Today, one of the largest users of the intranet within Tata Steel is its knowledge management department, which has “made extensive use of the intranet to bring about a culture of learning and to develop a repository of knowledge available within the company.” The company has also made the intranet the primary platform for employee self-services, which allows an employee to access information relating to payroll, leave status and eligibility for various benefits. Employees on the shop floor access the intranet facility through kiosks, and information is available in local language (Hindi). VOIP, Wi-Fi connectivity and integration with cell phones and PDAs are some of the new initiatives that Jha has taken up.

Infrastructure Management
Jha has been judicious in his outsourcing strategy, where he is sure the internal team does not bring incremental value. For instance, technology-focused companies best manage the infrastructure—the data center and networks—. Four years ago, Tata Steel signed a 10-year strategic outsourcing contract with IBM to manage its business infrastructure. Though Jha doesn’t disclose the size of the contract, he notes, “it was the biggest contract in 2000 in ASEAN Region.”

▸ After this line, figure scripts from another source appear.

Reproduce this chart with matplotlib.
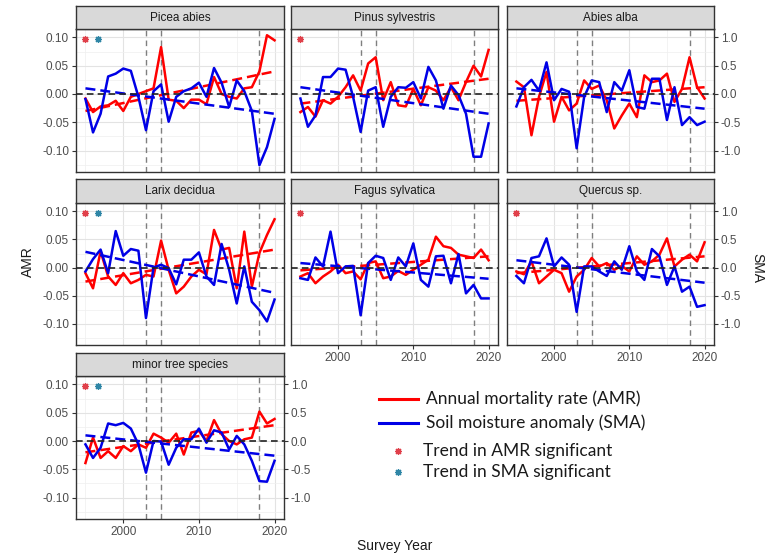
import matplotlib
matplotlib.use("Agg")
import matplotlib.pyplot as plt
import numpy as np

# survey years
years = np.arange(1995, 2021)

species = ["Picea abies", "Pinus sylvestris", "Abies alba",
           "Larix decidua", "Fagus sylvatica", "Quercus sp.",
           "minor tree species"]

# annual mortality rate (AMR)
amr_picea = [-0.008, -0.032, -0.022, -0.02, -0.012, -0.03, -0.005, 0.0, 0.005, 0.01, 0.083, -0.01, -0.012,
             -0.025, -0.01, -0.01, -0.018, 0.03, 0.0, -0.005, -0.008, 0.01, 0.012, 0.04, 0.104, 0.095]
amr_pinus = [-0.032, -0.023, -0.04, -0.011, -0.017, -0.005, 0.012, 0.033, 0.006, 0.054, 0.065, -0.011, 0.021,
             -0.02, -0.022, 0.009, -0.02, 0.012, 0.006, -0.011, 0.012, -0.011, 0.021, 0.05, 0.031, 0.078]
amr_abies = [0.022, 0.012, -0.073, -0.005, 0.039, -0.049, -0.005, -0.029, -0.017, 0.024, 0.009, 0.015, -0.011,
             -0.061, -0.038, -0.017, -0.041, 0.033, 0.021, 0.024, 0.036, -0.014, 0.009, 0.065, 0.012, -0.008]
amr_larix = [-0.01, -0.037, 0.029, -0.016, -0.031, -0.01, -0.028, -0.022, -0.013, -0.016, 0.048, -0.004, -0.046,
             -0.034, -0.016, -0.004, -0.012, 0.067, 0.032, 0.035, -0.037, 0.064, -0.034, 0.026, 0.058, 0.086]
amr_fagus = [-0.016, -0.01, -0.028, -0.016, -0.007, 0.005, -0.01, -0.007, -0.021, 0.008, 0.011, -0.019, -0.016,
             -0.006, -0.013, -0.004, 0.005, 0.014, 0.055, 0.038, 0.035, 0.023, 0.02, 0.017, 0.032, 0.013]
amr_quercus = [-0.007, -0.012, 0.011, -0.028, -0.016, -0.004, -0.01, -0.043, -0.016, -0.004, 0.017, 0.002, 0.008,
               -0.004, 0.003, -0.007, 0.02, 0.005, 0.011, 0.023, 0.052, 0.002, 0.014, 0.023, 0.011, 0.045]
amr_minor = [-0.039, 0.006, -0.03, -0.018, -0.03, -0.009, -0.018, -0.006, -0.012, 0.013, 0.006, -0.003, 0.013,
             -0.024, 0.015, 0.018, 0.0, 0.037, 0.012, 0.0, -0.006, 0.003, 0.006, 0.052, 0.031, 0.039]

# soil moisture anomaly (SMA)
sma_picea = [-0.09, -0.68, -0.35, 0.31, 0.36, 0.45, 0.41, -0.05, -0.64, 0.05, 0.17, -0.49, -0.05,
             0.05, 0.1, 0.2, -0.05, 0.46, 0.2, -0.23, 0.24, 0.05, -0.3, -1.26, -0.94, -0.44]
sma_pinus = [-0.08, -0.58, -0.38, 0.3, 0.3, 0.45, 0.43, -0.05, -0.67, 0.06, 0.12, -0.58, -0.05,
             0.12, 0.11, 0.21, -0.08, 0.48, 0.24, -0.26, 0.15, -0.02, -0.35, -1.11, -1.11, -0.52]
sma_abies = [-0.22, 0.12, 0.25, 0.06, 0.56, -0.11, 0.09, 0.04, -0.96, -0.05, 0.24, 0.21, -0.32,
             0.21, 0.06, 0.42, -0.23, -0.26, 0.27, 0.27, -0.46, 0.12, -0.55, -0.41, -0.55, -0.49]
sma_larix = [-0.07, 0.15, 0.32, -0.1, 0.65, 0.21, 0.33, 0.3, -0.9, 0.0, 0.05, -0.01, -0.3,
             0.14, 0.14, 0.27, -0.16, -0.31, 0.42, -0.04, -0.64, 0.02, -0.61, -0.76, -0.96, -0.57]
sma_fagus = [-0.19, -0.22, 0.18, 0.02, 0.64, -0.1, 0.02, 0.03, -0.85, 0.08, 0.21, 0.17, -0.22,
             0.18, 0.02, 0.43, -0.22, -0.34, 0.2, 0.21, -0.28, 0.24, -0.46, -0.31, -0.55, -0.55]
sma_quercus = [-0.15, -0.28, 0.17, 0.2, 0.52, 0.02, 0.18, 0.05, -0.79, 0.02, 0.02, -0.07, -0.15,
               0.11, -0.04, 0.38, -0.07, -0.22, 0.33, 0.2, -0.31, 0.02, -0.43, -0.34, -0.7, -0.67]
sma_minor = [-0.06, -0.3, -0.12, 0.31, 0.28, 0.32, 0.22, -0.06, -0.56, 0.0, -0.01, -0.42, -0.12,
             0.03, 0.03, 0.22, -0.03, 0.19, 0.15, -0.15, 0.09, -0.06, -0.35, -0.71, -0.72, -0.35]

amr_all = [amr_picea, amr_pinus, amr_abies, amr_larix, amr_fagus, amr_quercus, amr_minor]
sma_all = [sma_picea, sma_pinus, sma_abies, sma_larix, sma_fagus, sma_quercus, sma_minor]

# linear trend lines: values at first and last survey year
trend_years = [1995, 2020]
amr_trend = [(-0.03, 0.04), (-0.017, 0.027), (-0.012, 0.012), (-0.025, 0.032),
             (-0.005, 0.02), (-0.01, 0.02), (-0.02, 0.028)]
sma_trend = [(0.1, -0.35), (0.12, -0.35), (0.1, -0.26), (0.28, -0.45),
             (0.08, -0.2), (0.13, -0.27), (0.1, -0.26)]

# significance of trends (AMR, SMA)
sig_amr = [True, True, False, True, True, True, True]
sig_sma = [True, False, False, True, False, False, True]

drought_years = [2003, 2005, 2018]

W, H = 769, 558
RED = "#ff0000"
BLUE = "#0000e6"
STAR_RED = "#e0404a"
STAR_BLUE = "#2f86a6"
TXT = "#4d4d4d"
plt.rcParams["font.family"] = ["Liberation Sans", "DejaVu Sans"]

fig = plt.figure(figsize=(W / 100, H / 100), dpi=100)


def box(x0, x1, y0, y1):
    return [x0 / W, 1 - y1 / H, (x1 - x0) / W, (y1 - y0) / H]


cols = [(76, 284), (291, 498), (507, 714)]
rows = [(6, 29, 172), (179, 203, 345), (353, 376, 519)]
ylim = (-0.138, 0.115)

for i, name in enumerate(species):
    r, c = divmod(i, 3)
    x0, x1 = cols[c]
    s0, p0, p1 = rows[r]
    ax = fig.add_axes(box(x0, x1, p0, p1))
    ax2 = ax.twinx()

    ax.set_xlim(1993.75, 2021.25)
    ax.set_ylim(*ylim)
    ax2.set_ylim(ylim[0] * 10, ylim[1] * 10)
    ax.set_xticks([2000, 2010, 2020])
    ax.set_xticks([1995, 2005, 2015], minor=True)
    ax.set_yticks([-0.1, -0.05, 0, 0.05, 0.1])
    ax.set_yticklabels(["-0.10", "-0.05", "0.00", "0.05", "0.10"])
    ax.set_yticks([-0.125, -0.075, -0.025, 0.025, 0.075], minor=True)
    ax2.set_yticks([-1, -0.5, 0, 0.5, 1])
    ax2.set_yticklabels(["-1.0", "-0.5", "0.0", "0.5", "1.0"])
    ax.grid(which="major", color="#e3e3e3", lw=0.8)
    ax.grid(which="minor", color="#efefef", lw=0.5)
    ax.set_axisbelow(True)
    for sp in ax.spines.values():
        sp.set_color("#333333")
        sp.set_linewidth(1.0)
    for sp in ax2.spines.values():
        sp.set_visible(False)

    show_left = c == 0
    show_right = c == 2 or i == 6
    show_bottom = i in (4, 5, 6)
    ax.tick_params(which="minor", length=0)
    ax.tick_params(axis="y", left=show_left, labelleft=show_left, length=3,
                   color="#333333", labelcolor=TXT, labelsize=8.5, pad=2)
    ax.tick_params(axis="x", bottom=show_bottom, labelbottom=show_bottom, length=3,
                   color="#333333", labelcolor=TXT, labelsize=8.5, pad=2)
    ax2.tick_params(axis="y", right=show_right, labelright=show_right, length=3,
                    color="#333333", labelcolor=TXT, labelsize=8.5, pad=2)

    for yr in drought_years:
        ax.axvline(yr, color="#7f7f7f", lw=1.0, ls=(0, (4, 3)), zorder=1)

    ax.plot(trend_years, amr_trend[i], color=RED, lw=1.8, dashes=(4, 2), zorder=2)
    ax.plot(years, amr_all[i], color=RED, lw=1.8, zorder=3)
    ax2.plot(trend_years, sma_trend[i], color=BLUE, lw=1.8, dashes=(4, 2), zorder=2)
    ax2.plot(years, sma_all[i], color=BLUE, lw=1.8, zorder=3)
    ax2.axhline(0, color="#222222", lw=1.2, ls=(0, (4, 2.5)), zorder=4)

    if sig_amr[i]:
        ax.plot([1995], [0.097], marker=(8, 2, 0), color=STAR_RED, ms=5, mew=0.9)
    if sig_sma[i]:
        ax.plot([1996.7], [0.097], marker=(8, 2, 0), color=STAR_BLUE, ms=5, mew=0.9)

    sax = fig.add_axes(box(x0, x1, s0, p0))
    sax.set_facecolor("#d9d9d9")
    sax.set_xticks([])
    sax.set_yticks([])
    for sp in sax.spines.values():
        sp.set_color("#333333")
        sp.set_linewidth(1.0)
    sax.text(0.5, 0.48, name, ha="center", va="center", fontsize=8.5, color="#1a1a1a",
             transform=sax.transAxes)

# overlay in pixel coordinates for labels and legend
lax = fig.add_axes([0, 0, 1, 1])
lax.set_xlim(0, W)
lax.set_ylim(H, 0)
lax.axis("off")

lax.text(28, 262, "AMR", rotation=90, ha="center", va="center", fontsize=10, color="#1a1a1a")
lax.text(757, 268, "SMA", rotation=-90, ha="center", va="center", fontsize=10, color="#1a1a1a")
lax.text(395, 546, "Survey Year", ha="center", va="center", fontsize=10, color="#1a1a1a")

leg_font = ["Lato", "DejaVu Sans"]
lax.plot([379, 418], [399, 399], color=RED, lw=2.2)
lax.plot([379, 418], [423, 423], color=BLUE, lw=2.2)
lax.text(426, 399, "Annual mortality rate (AMR)", va="center", fontsize=12.5,
         family=leg_font, color="#1a1a1a")
lax.text(426, 423, "Soil moisture anomaly (SMA)", va="center", fontsize=12.5,
         family=leg_font, color="#1a1a1a")
lax.plot([398], [451], marker=(8, 2, 0), color=STAR_RED, ms=5, mew=0.9)
lax.plot([398], [472], marker=(8, 2, 0), color=STAR_BLUE, ms=5, mew=0.9)
lax.text(423, 451, "Trend in AMR significant", va="center", fontsize=12.5,
         family=leg_font, color="#1a1a1a")
lax.text(423, 472, "Trend in SMA significant", va="center", fontsize=12.5,
         family=leg_font, color="#1a1a1a")

fig.savefig("out.png", dpi=100)
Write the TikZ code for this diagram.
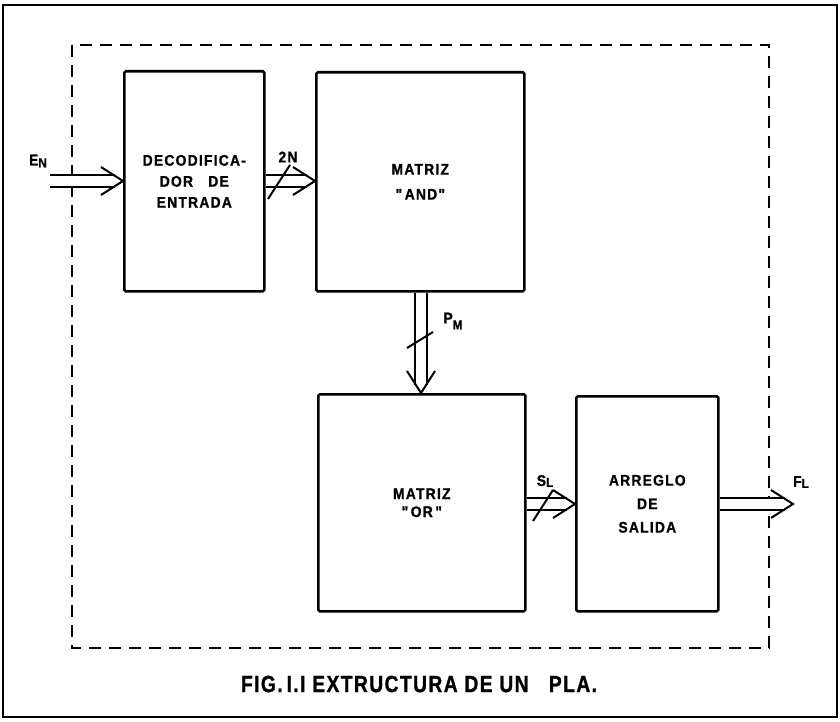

Two years later, Jha outsourced the management of process and automation areas to Hewlett-Packard. This 5-year contract worth $5 million takes care of Tata Steel’s multi-vendor, distributed IT environments. Steel plants have a large number of process-controlled computers. Managing these complex machines is critical to the success of Tata Steel’s operations since even a single IT failure can disrupt its production schedule.

“Through these two contracts we made sure that there is competitive interest alive among both the parties to bid for new contracts—else you tend to cut yourself off from market signals if you have an alliance with only one party. We benchmark and renegotiate the contract periodically. The relationship is long term, and we expect them to resonate with our market dynamics, even as the commercials of the alliances change,” says Jha highlighting the importance of building safeguards to manage large outsourcing contracts.

Enterprise Applications
Typical of large enterprises, Jha has chosen a mixed basket of solutions in his architecture. The company uses Oracle technologies to run mission critical planning and scheduling applications such as controlling blast furnace. Oracle’s automation solutions helps Tata Steel to operate the blast furnace at peak efficiency by linking controls and sharing information across all major furnace operations. This integrated solution will link the facility’s stoves, cast house, utilities, stock house and weighing systems, raw material handling, coal injection, slag granulation, furnace cooling and gas cleaning plant.

Tata Steel has also adopted ERP to take a lead in the competitive steel industry. It has implemented SAP solutions to manage different processes such as sales, costing, procurement, and production. “SAP is an excellent transaction processing system,” says Jha. Today, the company’s order generation, order fulfillment and marketing development processes are executed in lesser time and with increasing efficiency, facilitating better credit control and reduction of stocks.

Implementing an ERP system is a challenge for any organization. The management of Tata Steel was aware of the declining success rate of ERP implementations and remained wary of any big-bang approaches to implementation. Adopting a process-by-process basis, and then rolling it across 70 geographic locations, Jha has won the commitment of all the business units, and yet has managed to remain within the big picture parameters.
Today, Tata Steel is one of the low-cost producers of steel in the world. Certainly the use of information technology has had its role in achieving this. Jha and his team of 200 professionals are now focusing on areas—supply chain, customer management—where they can add more strategic value to Tata Steel’s business.